Spanish journalist (1958–2016)

 Gaspar Rosety Menéndez (29 July 1958 – 6 March 2016) was a Spanish journalist.

==Biography==
Rosety was born in Gijón. His father died in 1974.

Rosety began his career at Radio Gijon in 1975, while also serving as the sports editor at El Noroeste. In 1979, he moved on to Intercontinental Radio of Madrid, and in 1982, he signed on with Antena 3 Radio with José María Garcia, whom he accompanied in 1992 at the COPE radio network. In 1997, he left COPE to join the Radio Voz network, where he served as director of sports and assistant to the CEO.

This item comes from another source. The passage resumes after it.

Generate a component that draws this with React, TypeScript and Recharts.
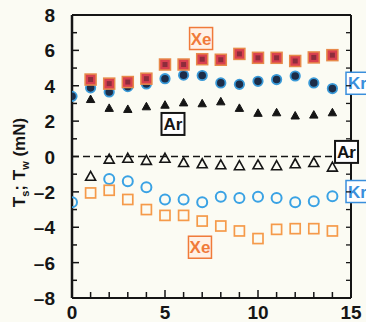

During this time, he also served as an investigative journalist at Diario 16, and wrote columns in La Voz de Galicia. In 1998, he was designated by FIFA as the official announcer for the Intercontinental Cup in Tokyo. He collaborated with Marca and Telemadrid until he was appointed Media Director and, in 2007, assistant to the President of Real Madrid. He continued in this capacity until he joined the Royal Spanish Football Federation in 2009, first as Media Director and later as assistant to President Ángel María Villar.

Rosety graduated with a bachelor's degree in journalism from the European University of Madrid, an international master's degree in Sports Law and Management from the Instituto Superior de Derecho y Economía (ISDE - the Graduate School of Law and Economy), and a master's degree in Sports Law from Institut Nacional d'Educació Física de Catalunya. In January 2014, Rosety was chosen as the president of the Madrid Association of Sports Law.

In his last years, Rosety acted as an adviser to the president of the Royal Spanish Football Federation, and as a faculty member of the Faculty of Arts and Communication of the European University of Madrid. He also served as a columnist for La Razón and La Voz de Galicia.

Rosety died on 6 March 2016 at the age of 57 from a stroke that he had suffered days before.